我撈的鹽花,帶柔淡的灰粉紅,隱含甘鮮味,因為水中有一種杜莎藻,是洲南特有,這個粉色帶甜的藻鹽花,名符其實是布袋的風土結晶,嘉濱的特有之味。其他的霜鹽旬鹽粗鹽亦然,都蘊含當地的海水陽光季風,以及人力,就像蔡炅樵形容,「人要和土地公合作啦」。「鹽工辛苦,鹽田悲情」,來洲南一趟,扭轉了我對鹽業的刻板印象,曬鹽不但需要知識和技藝,更與地方傳統、環境生態環環相扣,休戚攸關。

邱家兄弟生態魚塭

在邱家的庭院吃午餐,老闆娘潘秀冠做的「打氣粥」,鋪滿紅豔豔的白蝦,甜糯,爽脆,Q彈,與一般粗韌寡淡,帶「塑膠感」的蝦肉完全兩樣;香煎的虱目魚也柔潤腴美,不柴不膩,且毫無土腥,像野生現流。
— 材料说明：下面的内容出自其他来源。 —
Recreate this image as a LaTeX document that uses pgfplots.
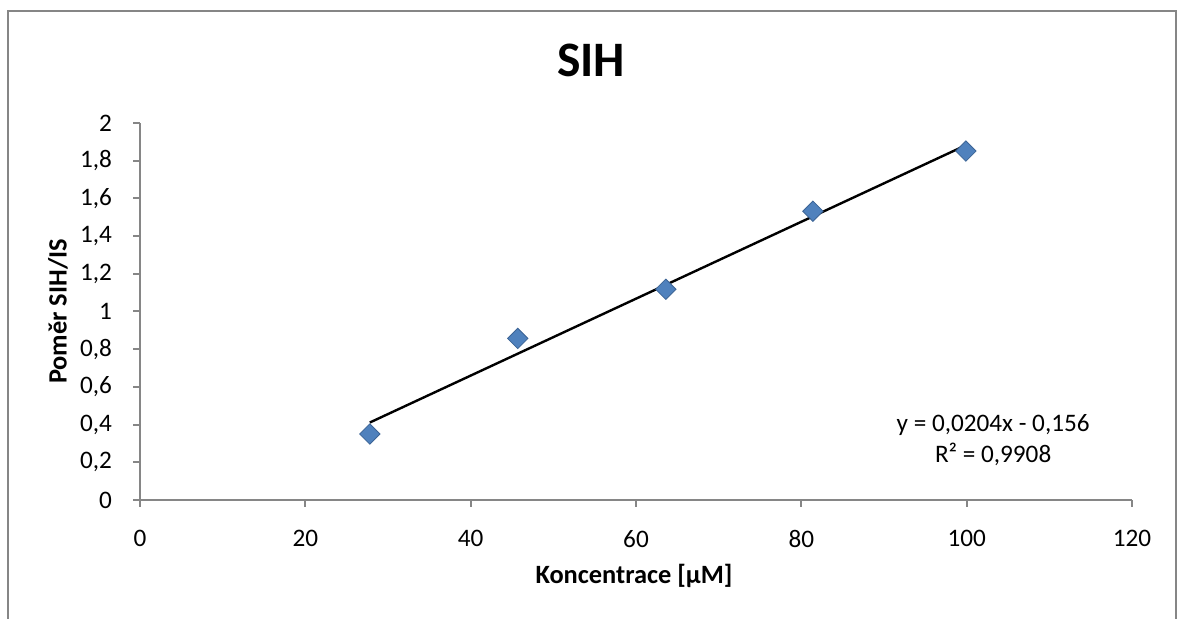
\documentclass[border=0pt]{standalone}
\usepackage{pgfplots}
\pgfplotsset{compat=1.18}
\usepackage{fontspec}
\setmainfont{Carlito}
\definecolor{mk}{RGB}{79,129,189}
\definecolor{mkb}{RGB}{60,100,150}
\definecolor{ax}{RGB}{134,134,134}
\begin{document}
\begin{tikzpicture}
\useasboundingbox (0,0) rectangle (590.5pt,309.5pt);
\draw[ax, line width=1pt] (4pt,-2pt) -- (4pt,304pt) -- (588pt,304pt) -- (588pt,-2pt);
\node[font=\bfseries\fontsize{24.8}{28}\selectfont] at (295.5pt,279.5pt) {SIH};
\begin{axis}[
  at={(70pt,59.5pt)}, anchor=south west,
  scale only axis, width=496pt, height=188.5pt,
  xmin=0, xmax=120, ymin=0, ymax=2,
  xtick={0,20,40,60,80,100,120},
  ytick={0,0.2,0.4,0.6,0.8,1,1.2,1.4,1.6,1.8,2},
  axis lines*=left,
  axis line style={ax, line width=1pt},
  every tick/.style={ax, line width=1pt},
  tick align=outside, major tick length=3.5pt,
  /pgf/number format/assume math mode=true,
  /pgf/number format/use comma,
  ticklabel style={font=\fontsize{12.6}{14}\selectfont},
  xticklabel style={yshift=-8pt},
  yticklabel style={xshift=-7pt},
  xlabel={Koncentrace [μM]},
  ylabel={Poměr SIH/IS},
  label style={font=\bfseries\fontsize{13.2}{15}\selectfont},
  xlabel style={at={(axis description cs:0.498,-0.2016)}, anchor=center},
  ylabel style={at={(axis description cs:-0.0827,0.5)}, anchor=center},
  clip=false,
]
\addplot[only marks, mark=square*, mark size=3.6pt,
  mark options={rotate=45, fill=mk, draw=mkb, line width=0.4pt}]
  coordinates {(27.8,0.35) (45.7,0.857) (63.6,1.118) (81.4,1.532) (99.9,1.851)};
\addplot[black, line width=1.2pt] coordinates {(27.8,0.411) (100,1.884)};
\node[align=center, font=\fontsize{12.6}{15.5}\selectfont] at (axis cs:103.2,0.318)
  {y = 0,0204x - 0,156\\R² = 0,9908};
\end{axis}
\end{tikzpicture}
\end{document}
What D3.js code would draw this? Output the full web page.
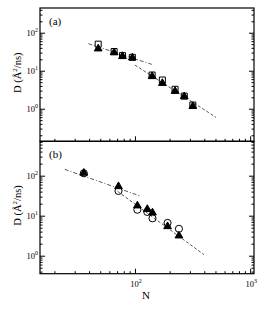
<!DOCTYPE html>
<html><head><meta charset="utf-8">
<script src="https://cdn.jsdelivr.net/npm/d3@7"></script>
<style>body{margin:0;background:#fff}svg{display:block}text{font-family:"Liberation Serif","DejaVu Serif",serif;fill:#000}</style>
</head><body><svg id="c" width="268" height="315"></svg>
<script>
// Panel (a)
const nA = [48, 66, 78, 95, 141, 173, 223, 268, 318];
const dSquareA = [50, 32, 25, 22.5, 7.7, 5.7, 3.25, 2.15, 1.25];
const dTriA = [38, 30, 24, 22, 7.1, 4.7, 2.9, 2.1, 1.16];
const fitA1N = [39.5, 140], fitA1D = [51.4, 14.7];
const fitA2N = [100, 506], fitA2D = [14.1, 0.594];
// Panel (b)
const nB = [36, 72, 105, 128, 142, 192, 241];
const dCircleB = [115, 41.5, 14.1, 12.4, 8.6, 6.6, 4.7];
const dTriB = [117, 54, 17.8, 14.5, 11.9, 5.4, 3.16];
const fitB1N = [24.6, 113], fitB1D = [144, 30.5];
const fitB2N = [70.7, 398], fitB2D = [40.7, 1.06];
// ticks
const xMajor = [100, 1000];
const xMinor = [20,30,40,50,60,70,80,90,200,300,400,500,600,700,800,900];
const yMajor = [1, 10, 100];
const yMinorA = [0.2,0.3,0.4,0.5,0.6,0.7,0.8,0.9,2,3,4,5,6,7,8,9,20,30,40,50,60,70,80,90,200,300,400];
const yMinorB = [0.4,0.5,0.6,0.7,0.8,0.9,2,3,4,5,6,7,8,9,20,30,40,50,60,70,80,90,200,300,400,500,600,700];

const svg = d3.select("#c");
const L = 40, R = 254;
const x = d3.scaleLog().domain([15, 1080]).range([L, R]);
const ya = d3.scaleLog().domain([0.139, 447]).range([141.3, 8]);
const yb = d3.scaleLog().domain([0.355, 724]).range([273.7, 141.3]);

function sup(sel, base, exp){
  sel.append("tspan").text(base);
  sel.append("tspan").attr("dy", -4).attr("font-size", 6).text(exp);
}

function panel(y, top, bottom, yMinor, label, showXLabels){
  const g = svg.append("g");
  // frame
  g.append("rect").attr("x", L).attr("y", top).attr("width", R-L).attr("height", bottom-top)
    .attr("fill","none").attr("stroke","#000").attr("stroke-width",1.2);
  // y axes left/right
  const mk = (ax, vals, size, tx) => {
    const a = g.append("g").attr("transform", tx)
      .call(ax.tickValues(vals).tickSizeInner(size).tickSizeOuter(0).tickFormat(""));
    a.select(".domain").remove();
    a.selectAll("line").attr("stroke","#000").attr("stroke-width",1);
  };
  mk(d3.axisLeft(y), yMajor, -5, `translate(${L},0)`);
  mk(d3.axisLeft(y), yMinor, -2.5, `translate(${L},0)`);
  mk(d3.axisRight(y), yMajor, -5, `translate(${R},0)`);
  mk(d3.axisRight(y), yMinor, -2.5, `translate(${R},0)`);
  mk(d3.axisBottom(x), xMajor.filter(v=>v<1080), -5, `translate(0,${bottom})`);
  mk(d3.axisBottom(x), xMinor, -2.5, `translate(0,${bottom})`);
  // y labels
  yMajor.forEach(v => {
    const t = g.append("text").attr("x", L-2).attr("y", y(v)+3).attr("text-anchor","end").attr("font-size",8.5);
    sup(t, "10", String(Math.round(Math.log10(v))));
  });
  if (showXLabels){
    xMajor.forEach(v => {
      const t = g.append("text").attr("x", x(v)+1).attr("y", bottom+13).attr("text-anchor","middle").attr("font-size",8.5);
      sup(t, "10", String(Math.round(Math.log10(v))));
    });
  }
  g.append("text").attr("x", 49).attr("y", top+17).attr("font-size", 11).text(label);
  // y title
  const cy = (top+bottom)/2 - 2;
  const yt = g.append("text").attr("transform", `translate(21,${cy}) rotate(-90)`)
    .attr("text-anchor","middle").attr("font-size",10.5);
  yt.append("tspan").text("D (Å");
  yt.append("tspan").attr("dy",-4).attr("font-size",7).text("2");
  yt.append("tspan").attr("dy",4).text("/ns)");
  return g;
}

const gA = panel(ya, 8, 141.3, yMinorA, "(a)", false);
const gB = panel(yb, 141.3, 273.7, yMinorB, "(b)", true);

function fit(g, y, ns, ds, dash){
  const line = d3.line().x(d=>x(d[0])).y(d=>y(d[1]));
  g.append("path").attr("d", line(ns.map((n,i)=>[n, ds[i]])))
    .attr("fill","none").attr("stroke","#444").attr("stroke-width",0.9).attr("stroke-dasharray", dash);
}
fit(gA, ya, fitA1N, fitA1D, "4,2,1,2");
fit(gA, ya, fitA2N, fitA2D, "3,2");
fit(gB, yb, fitB1N, fitB1D, "4,2,1,2");
fit(gB, yb, fitB2N, fitB2D, "3,2");

function markers(g, y, ns, ds, type, size, fill){
  const sym = d3.symbol().type(type).size(size);
  g.selectAll(null).data(ns.map((n,i)=>[n, ds[i]])).enter().append("path")
    .attr("d", sym).attr("transform", d=>`translate(${x(d[0])},${y(d[1])})`)
    .attr("fill", fill).attr("stroke","#000").attr("stroke-width",1);
}
markers(gA, ya, nA, dSquareA, d3.symbolSquare, 36, "none");
markers(gA, ya, nA, dTriA, d3.symbolTriangle, 26, "#000");
markers(gB, yb, nB, dCircleB, d3.symbolCircle, 40, "none");
markers(gB, yb, nB, dTriB, d3.symbolTriangle, 26, "#000");

svg.append("text").attr("x", 146).attr("y", 299).attr("text-anchor","middle").attr("font-size",11).text("N");
</script></body></html>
白蝦甜美,不只因為活跳現撈,更因為水質,原來好的養殖,近似野放,要在魚池裡創造一個生態系。「有好水,才能養好魚。」邱家的大哥邱經堯,像品酒般在桌上排了幾杯水,有的澄清,有的黃濁,他解說,好水應該微呈淡綠,因為有藻類和菌類,具生物多樣性,魚蝦吃了才健壯肥美。

在邱家庭院吃午餐,老闆娘做的「打氣粥」,鋪滿紅豔豔的白蝦。圖/蔡珠兒提供

為了形成生態系,邱家的魚塭是混養共生的,主角是吃草的虱目魚,配角是濾食藻類的白蝦,另外還有幾種「工作魚」:吃藻的大頭鰱是過濾器,可維持水中藻相平衡;鯽魚和豆仔魚,會撿食虱目魚的飼料,協助「資源回收」;而住在池底,懶惰又兇惡的筍殼魚是肉食的,可以吃掉病殘魚蝦,汰弱留強,維持健全的生態體系。

邱家的魚塭是奧運泳池標準,卻只採中低密度放養,魚蝦有寬敞舒服的活動空間,不生病,所以也不用藥。邱經堯感嘆,三十年前台灣曾是養蝦王國,就是因為養殖密度太高,百病叢生,後來才崩潰沒落。

養殖的魚蝦為何常有土腥?這主要來自魚池底泥,以及水中的藍綠藻,而飼料味、水管味也有影響,邱經堯在魚池加了益生菌,以增快分解循環,使水質澄淨,生態平衡,魚蝦就不會有「臭土味」。而鹹淡度也有講究,淡水是零,海水是3.6,池水是1和2之間的半鹹水,魚蝦為抵抗水中鹹度的滲透壓,體內會產生麩胺酸,這正是鮮味的來源,例如虱目魚可在鹹度零和四之間生長,在零度淡水中長得最快,但缺乏麩胺酸,就不好吃了。

溫度,則是鮮度最後的關鍵,邱家的「冷鏈」,也讓我很感動。魚蝦撈起後,立即放進冰水中,火速運送,30秒內入庫急凍,冷凍庫用了50噸水泥砌建,森嚴厚實,碰上斷電跳電,冷度可維持24小時。而大潮時蝦量遽增,為了確保揀選速度,他們還買了昂貴的選蝦機。

漁源日漸枯竭,養殖是最好的永續之道,從19年前,邱家兄弟開始無毒養殖,不只生產出純淨鮮美的魚蝦,也促進周遭生態,魚塭邊水土豐美,鶯飛草長,連罕見的黑翅鳶也來築巢,來這裡走一趟,蝦子不再是蝦子,我看到水產和環境的美好連結。